First things first: We’re not in a recession.
A recession involves a steep drop in economic activity lasting more than a few months. Usually, unemployment rises, while incomes and GDP drop. Things aren’t nearly that bad right now.
But the Trump administration’s trade policies have rattled the markets. Many economists are warning that the U.S. could sink into a recession within a year.
There’s no need to panic yet — but it’s always a good idea to prepare yourself.
Here’s what Warren Buffett, legendary investor and fifth-richest person in the world, says to do during a recession.
“Buy American. I am.”
In a famous New York Times op-ed written during the Great Recession, Buffett had a simple message for Americans: Keep calm and keep investing in U.S. companies.

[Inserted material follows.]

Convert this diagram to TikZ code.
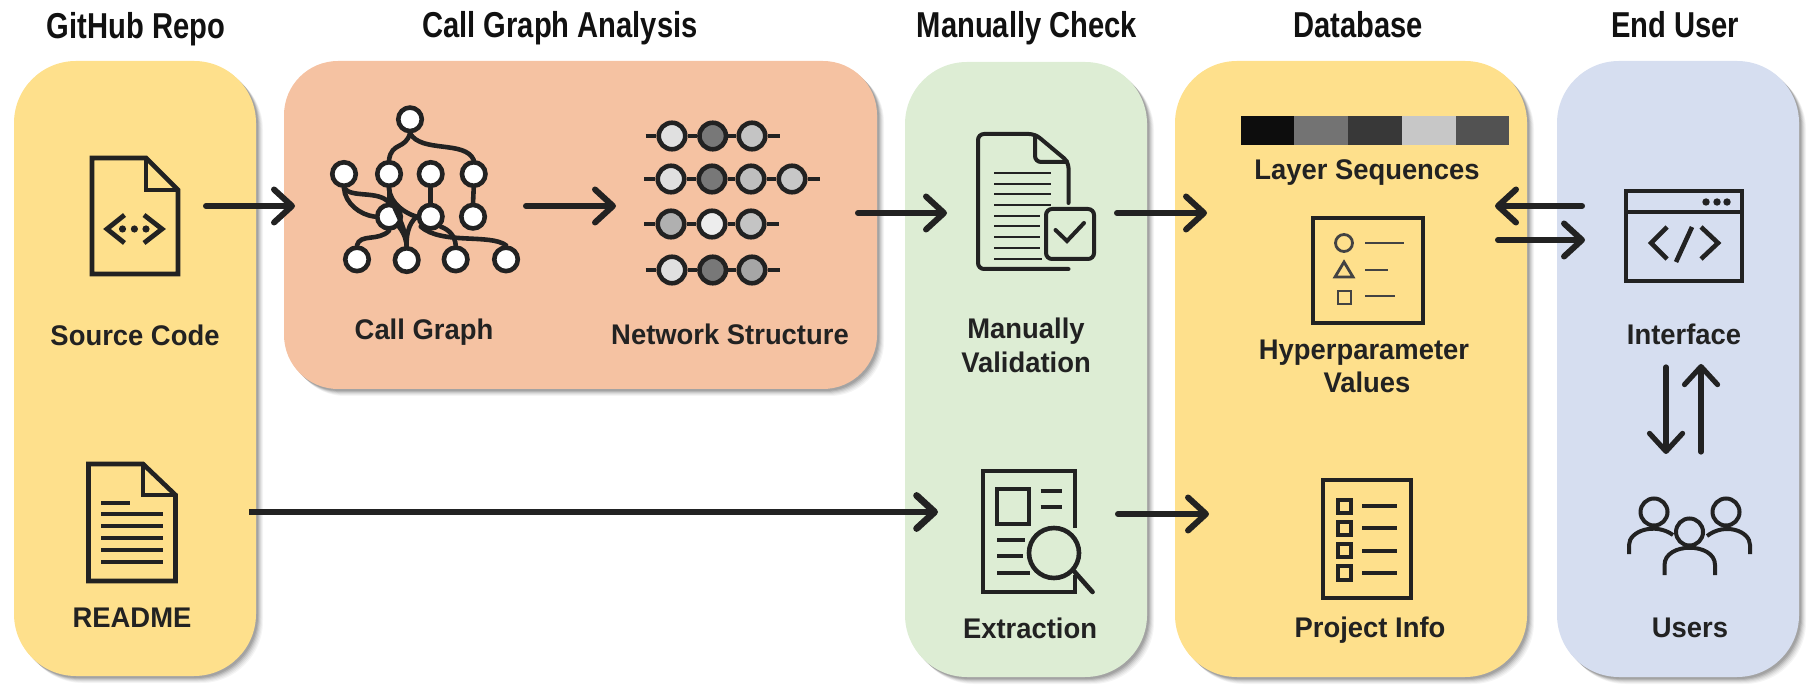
\documentclass[tikz,border=0pt]{standalone}
\usepackage{fontspec}
\setmainfont{Liberation Sans}
\usetikzlibrary{arrows.meta,shadows}
\definecolor{ink}{HTML}{222222}
\definecolor{headink}{HTML}{111111}
\definecolor{pyellow}{HTML}{FEE08C}
\definecolor{porange}{HTML}{F5C2A2}
\definecolor{pgreen}{HTML}{DDEDD4}
\definecolor{pblue}{HTML}{D6DEF0}
\tikzset{
  softshadow/.style={
    general shadow={shadow xshift=3.5pt,shadow yshift=-3.5pt,fill=black,opacity=.04},
    general shadow={shadow xshift=3pt,shadow yshift=-3pt,fill=black,opacity=.05},
    general shadow={shadow xshift=2.5pt,shadow yshift=-2.5pt,fill=black,opacity=.06},
    general shadow={shadow xshift=2pt,shadow yshift=-2pt,fill=black,opacity=.08},
    general shadow={shadow xshift=1.5pt,shadow yshift=-1.5pt,fill=black,opacity=.1},
    general shadow={shadow xshift=1pt,shadow yshift=-1pt,fill=black,opacity=.1}},
  panel/.style={rectangle,rounded corners=31pt,inner sep=0pt,outer sep=0pt,softshadow},
  panelb/.style={rectangle,rounded corners=27pt,inner sep=0pt,outer sep=0pt,softshadow},
  head/.style={anchor=base,text=headink,inner sep=0pt,font=\bfseries\fontsize{18}{21}\selectfont},
  lab/.style={anchor=base,text=ink,inner sep=0pt,font=\bfseries\fontsize{14.2}{17}\selectfont},
  flow/.style={draw=ink,line width=3pt,line cap=round,line join=round,-{Straight Barb[length=9pt,width=16.5pt,round]}},
  graphnode/.style={circle,draw=ink,fill=white,line width=2.3pt,minimum size=11.75pt,inner sep=0pt},
  graphedge/.style={draw=ink,line width=2.3pt,line cap=round},
  netnode/.style={circle,draw=ink,line width=2.3pt,minimum size=13.25pt,inner sep=0pt},
  netline/.style={draw=ink,line width=2.3pt},
  icon/.style={draw=ink,line width=2.3pt,line join=miter},
  thin icon/.style={draw=ink,line width=1.1pt,line cap=butt},
  bar icon/.style={draw=ink,line width=2.4pt},
}
\newcommand{\hd}[1]{\scalebox{.81}[1]{#1}}
\newcommand{\lb}[1]{\scalebox{.965}[1]{#1}}
\begin{document}
\begin{tikzpicture}[x=0.5pt,y=-0.5pt]
\useasboundingbox (0,0) rectangle (1813,694);
% panels
\node[panel,fill=pyellow,minimum width=121pt,minimum height=307.5pt] (repoPanel) at (135,368.5) {};
\node[panelb,fill=porange,minimum width=296.5pt,minimum height=164pt] (cgPanel) at (580.5,225) {};
\node[panel,fill=pgreen,minimum width=121pt,minimum height=307.5pt] (checkPanel) at (1026,369.5) {};
\node[panel,fill=pyellow,minimum width=176pt,minimum height=308pt] (dbPanel) at (1351,369) {};
\node[panel,fill=pblue,minimum width=121pt,minimum height=308pt] (userPanel) at (1678,369) {};
% headers
\node[head] (h1) at (136,39) {\hd{GitHub Repo}};
\node[head] (h2) at (560,38) {\hd{Call Graph Analysis}};
\node[head] (h3) at (1027,38) {\hd{Manually Check}};
\node[head] (h4) at (1358,38) {\hd{Database}};
\node[head] (h5) at (1675,38) {\hd{End User}};
% labels
\node[lab] (lSource) at (135,345.5) {\lb{Source Code}};
\node[lab] (lReadme) at (132,627) {\lb{README}};
\node[lab] (lCall) at (424,340) {\lb{Call Graph}};
\node[lab] (lNet) at (730,345) {\lb{Network Structure}};
\node[lab] (lMan) at (1026,339) {\lb{Manually}};
\node[lab] (lVal) at (1026,373) {\lb{Validation}};
\node[lab] (lExt) at (1030,638) {\lb{Extraction}};
\node[lab] (lLayer) at (1367,180) {\lb{Layer Sequences}};
\node[lab] (lHyp) at (1364,360) {\lb{Hyperparameter}};
\node[lab] (lVals) at (1367,393) {\lb{Values}};
\node[lab] (lProj) at (1370,637) {\lb{Project Info}};
\node[lab] (lIface) at (1684,345) {\lb{Interface}};
\node[lab] (lUsers) at (1690,637) {\lb{Users}};
% source code icon
\draw[icon] (146,158) -- (92,158) -- (92,274) -- (178,274) -- (178,190) -- cycle;
\draw[icon] (146,158) -- (146,190) -- (178,190);
\draw[icon,line width=2.4pt] (124.5,215) -- (107,229) -- (124.5,243);
\draw[icon,line width=2.4pt] (144,215) -- (162,229) -- (144,243);
\fill[ink] (122.5,229) circle (3.6) (134.4,229) circle (3.6) (146,229) circle (3.6);
% readme icon
\draw[icon] (143,464) -- (88.5,464) -- (88.5,581) -- (175.5,581) -- (175.5,495) -- cycle;
\draw[icon] (143,464) -- (143,495) -- (175.5,495);
\draw[bar icon] (101,503) -- (130,503);
\draw[bar icon] (101,514) -- (163,514) (101,526) -- (163,526) (101,538) -- (163,538) (101,550) -- (163,550) (101,562) -- (163,562);
% call graph, coordinates of a 3x crop at (310,90)
\begin{scope}[shift={(310,90)},x=0.1667pt,y=-0.1667pt]
\node[graphnode] (g0) at (300,88) {};
\node[graphnode] (g1) at (102,252) {};
\node[graphnode] (g2) at (237,252) {};
\node[graphnode] (g3) at (362,252) {};
\node[graphnode] (g4) at (491,252) {};
\node[graphnode] (g5) at (237,380) {};
\node[graphnode] (g6) at (362,380) {};
\node[graphnode] (g7) at (489,380) {};
\node[graphnode] (g8) at (141,508) {};
\node[graphnode] (g9) at (290,510) {};
\node[graphnode] (g10) at (437,508) {};
\node[graphnode] (g11) at (588,508) {};
\draw[graphedge] (g0.south) .. controls (285,180) and (245,155) .. (g2.north);
\draw[graphedge] (g0.south) .. controls (335,190) and (465,150) .. (g4.north);
\draw[graphedge] (g1.south) .. controls (125,325) and (205,300) .. (g5.north);
\draw[graphedge] (g1.south) .. controls (105,340) and (150,375) .. (g5.west);
\draw[graphedge] (g2.south) -- (g5.north);
\draw[graphedge] (g2.south) .. controls (240,340) and (285,370) .. (g6.west);
\draw[graphedge] (g2.south) .. controls (240,350) and (285,390) .. (g9.north);
\draw[graphedge] (g3.south) -- (g6.north);
\draw[graphedge] (g4.south) -- (g7.north);
\draw[graphedge] (g5.south) .. controls (205,455) and (150,430) .. (g8.north);
\draw[graphedge] (g5.south east) .. controls (275,420) and (288,440) .. (g9.north);
\draw[graphedge] (g6.west) .. controls (295,400) and (288,440) .. (g9.north);
\draw[graphedge] (g6.south east) .. controls (420,420) and (435,440) .. (g10.north);
\draw[graphedge] (g6.south west) .. controls (395,465) and (540,430) .. (g11.north);
\end{scope}
% network structure
\node[netnode,fill=black!12] (n11) at (672,136) {};
\node[netnode,fill=black!53] (n12) at (712.7,136) {};
\node[netnode,fill=black!23] (n13) at (752,136) {};
\coordinate (n1s) at (645.5,136); \coordinate (n1e) at (780,136);
\draw[netline] (n1s) -- (n11) (n11) -- (n12) (n12) -- (n13) (n13) -- (n1e);
\node[netnode,fill=black!12] (n21) at (671,179) {};
\node[netnode,fill=black!53] (n22) at (712,179) {};
\node[netnode,fill=black!25] (n23) at (751,179) {};
\node[netnode,fill=black!22] (n24) at (792,179) {};
\coordinate (n2s) at (644,179); \coordinate (n2e) at (820,179);
\draw[netline] (n2s) -- (n21) (n21) -- (n22) (n22) -- (n23) (n23) -- (n24) (n24) -- (n2e);
\node[netnode,fill=black!31] (n31) at (671,224) {};
\node[netnode,fill=black!7] (n32) at (712,224) {};
\node[netnode,fill=black!23] (n33) at (751,224) {};
\coordinate (n3s) at (644,224); \coordinate (n3e) at (779,224);
\draw[netline] (n3s) -- (n31) (n31) -- (n32) (n32) -- (n33) (n33) -- (n3e);
\node[netnode,fill=black!12] (n41) at (672,270) {};
\node[netnode,fill=black!53] (n42) at (712.7,270) {};
\node[netnode,fill=black!35] (n43) at (752,270) {};
\coordinate (n4s) at (645.5,270); \coordinate (n4e) at (780,270);
\draw[netline] (n4s) -- (n41) (n41) -- (n42) (n42) -- (n43) (n43) -- (n4e);
% manual validation icon
\draw[icon,line width=2pt,line cap=round,rounded corners=3pt] (1068.5,203) -- (1068.5,162) -- (1035,134) -- (978,134) -- (978,269) -- (1068.5,269);
\draw[icon,line width=2pt,rounded corners=3pt] (1035,134) -- (1035,162) -- (1068.5,162);
\foreach \yy/\xx in {173/1051,184/1051,194/1051,205/1051,216/1040,226/1040,237/1040,248/1040,259/1042}
  \draw[thin icon] (994,\yy) -- (\xx,\yy);
\draw[icon,line width=2pt,rounded corners=3pt] (1046,209) rectangle (1094,259);
\draw[icon,line width=2pt,line cap=round] (1055.5,230) -- (1067,241) -- (1084,223);
% extraction icon
\draw[icon] (1075,528) -- (1075,471) -- (983,471) -- (983,592) -- (1075,592) -- (1075,575);
\draw[icon] (997,489) rectangle (1029,524);
\draw[bar icon] (1040.6,491) -- (1062,491) (1040.6,507) -- (1062,507);
\draw[bar icon] (997,540) -- (1025,540) (997,556) -- (1023,556) (997,573) -- (1030,573);
\draw[icon] (1054,553) circle (25);
\draw[icon,line cap=round] (1073,570) -- (1092.5,592);
% colour bar
\fill[fill=black!95] (1241,116) rectangle (1294,145);
\fill[fill=black!55] (1294,116) rectangle (1348,145);
\fill[fill=black!78] (1348,116) rectangle (1402,145);
\fill[fill=black!22] (1402,116) rectangle (1456,145);
\fill[fill=black!68] (1456,116) rectangle (1509,145);
% hyperparameter icon
\draw[icon] (1313,218) rectangle (1423,323);
\draw[draw=ink!85,line width=1.4pt] (1344,243) circle (8.5);
\draw[draw=ink!85,line width=1.4pt] (1344,262) -- (1353,277) -- (1335,277) -- cycle;
\draw[draw=ink!85,line width=1.4pt] (1338,291) rectangle (1351,304);
\draw[draw=ink!85,line width=1.3pt] (1365,243) -- (1404,243) (1365,270) -- (1388,270) (1365,296) -- (1395,296);
% project info icon
\draw[icon] (1323,480) rectangle (1411,598);
\draw[draw=ink,line width=2pt] (1338,500) rectangle (1351,513) (1338,522) rectangle (1351,535) (1338,544) rectangle (1351,557) (1338,566) rectangle (1351,580);
\draw[bar icon] (1362,506) -- (1397,506) (1362,528) -- (1397,528) (1362,551) -- (1397,551) (1362,573) -- (1397,573);
% interface icon
\draw[icon] (1626,191) rectangle (1742,281);
\draw[icon] (1626,212) -- (1742,212);
\fill[ink] (1706,202) circle (3.7) (1717,202) circle (3.7) (1727,202) circle (3.7);
\draw[icon] (1667,227) -- (1651,243) -- (1667,259);
\draw[icon] (1701,227) -- (1718,243) -- (1701,259);
\draw[icon] (1692,227) -- (1676,262);
% users icon
\draw[icon,line width=2pt] (1654,512) circle (13.5) (1726,512) circle (13.5) (1689.5,532) circle (13.5);
\draw[icon,line width=2pt] (1629,554) -- (1629,545) .. controls (1629,531) and (1655,522) .. (1673,535);
\draw[icon,line width=2pt] (1750,554) -- (1750,545) .. controls (1750,531) and (1725,522) .. (1707,536);
\draw[icon,line width=2pt] (1664.5,575) -- (1664.5,565) .. controls (1664.5,542) and (1715,542) .. (1715,565) -- (1715,575);
% arrows
\coordinate (a1s) at (206,206); \coordinate (a1e) at (295,206);
\coordinate (a2s) at (526,206); \coordinate (a2e) at (616,206);
\coordinate (a3s) at (858,213); \coordinate (a3e) at (947,213);
\coordinate (a4s) at (1117,213); \coordinate (a4e) at (1207,213);
\coordinate (a5s) at (249,512); \coordinate (a5e) at (938,512);
\coordinate (a6s) at (1118,514); \coordinate (a6e) at (1209,514);
\coordinate (a7s) at (1582,206); \coordinate (a7e) at (1495,206);
\coordinate (a8s) at (1498,240); \coordinate (a8e) at (1585,240);
\coordinate (a9s) at (1701,452); \coordinate (a9e) at (1701,364);
\coordinate (a10s) at (1666,367); \coordinate (a10e) at (1666,454);
\draw[flow] (a1s) -- (a1e);
\draw[flow] (a2s) -- (a2e);
\draw[flow] (a3s) -- (a3e);
\draw[flow] (a4s) -- (a4e);
\draw[flow,line width=3.4pt,line cap=butt] (a5s) -- (a5e);
\draw[flow] (a6s) -- (a6e);
\draw[flow] (a7s) -- (a7e);
\draw[flow] (a8s) -- (a8e);
\draw[flow,line width=2.6pt] (a9s) -- (a9e);
\draw[flow,line width=2.6pt] (a10s) -- (a10e);
\end{tikzpicture}
\end{document}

And Buffett was right. Since its Great Recession low point, the stock market has gained about 700%. Investors who didn’t sell out of panic — or even bought more stocks while prices were lower — went on to make huge profits.
The same goes for every recession or depression we’ve been through. So if there is a recession soon, you’ll want to be prepared to ride it out — or even capitalize on it.
Here’s how.
A smart and easy way to invest during a recession
Investing during a recession can be tough if your income has taken a hit. But if you have cash to spare, it’s the best time to invest for the long term.
Here’s a simple method that limits your risk and helps you save a fortune on taxes.
Open an IRA
An individual retirement account (IRA) is an account that helps you save for retirement and keep more of your investment gains.
Here are some of their biggest perks:
- You won’t pay capital gains or dividend taxes on investments held in the account.
- With a traditional IRA, your contributions are tax deductible, which means you can lower your taxable income this year.
- With a Roth IRA, you won’t get a tax break upfront, but your money grows tax free — and you can withdraw it tax free in retirement (starting at age 59 1/2).
In 2025, you can contribute up to $7,000 to your IRA (or $8,000 if you’re 50 or older). And while you usually can’t tap the money early without a penalty (with a few exceptions), that rule helps keep your long-term savings on track.
Buy an S&P 500 index fund
One of the simplest, safest, and all-around best ways to invest in the stock market is by purchasing shares of an S&P 500 index fund. Even Warren Buffett recommends it.
Here’s what makes it a smart investment.
- Diversification in one step: S&P 500 index funds spread your money across 500 of the largest U.S. companies — think Apple, Amazon, and Coca-Cola — which helps lower your risk.
- Strong historical returns: The S&P 500 has averaged around 10% a year over the long term.
- Set it and forget it: These funds constantly buy and sell investments to make sure they match the S&P 500’s performance. That saves you a ton of time and effort.
- Low fees: The best index funds charge next to nothing (0.03% of your investment or less).
Once your IRA is open, you can buy an S&P 500 index fund through your broker. It’s best to set up automatic investments on a regular schedule, like once per month.
And if a recession does come along, consider investing extra if you can. Years down the road, you’ll likely be very happy that you did.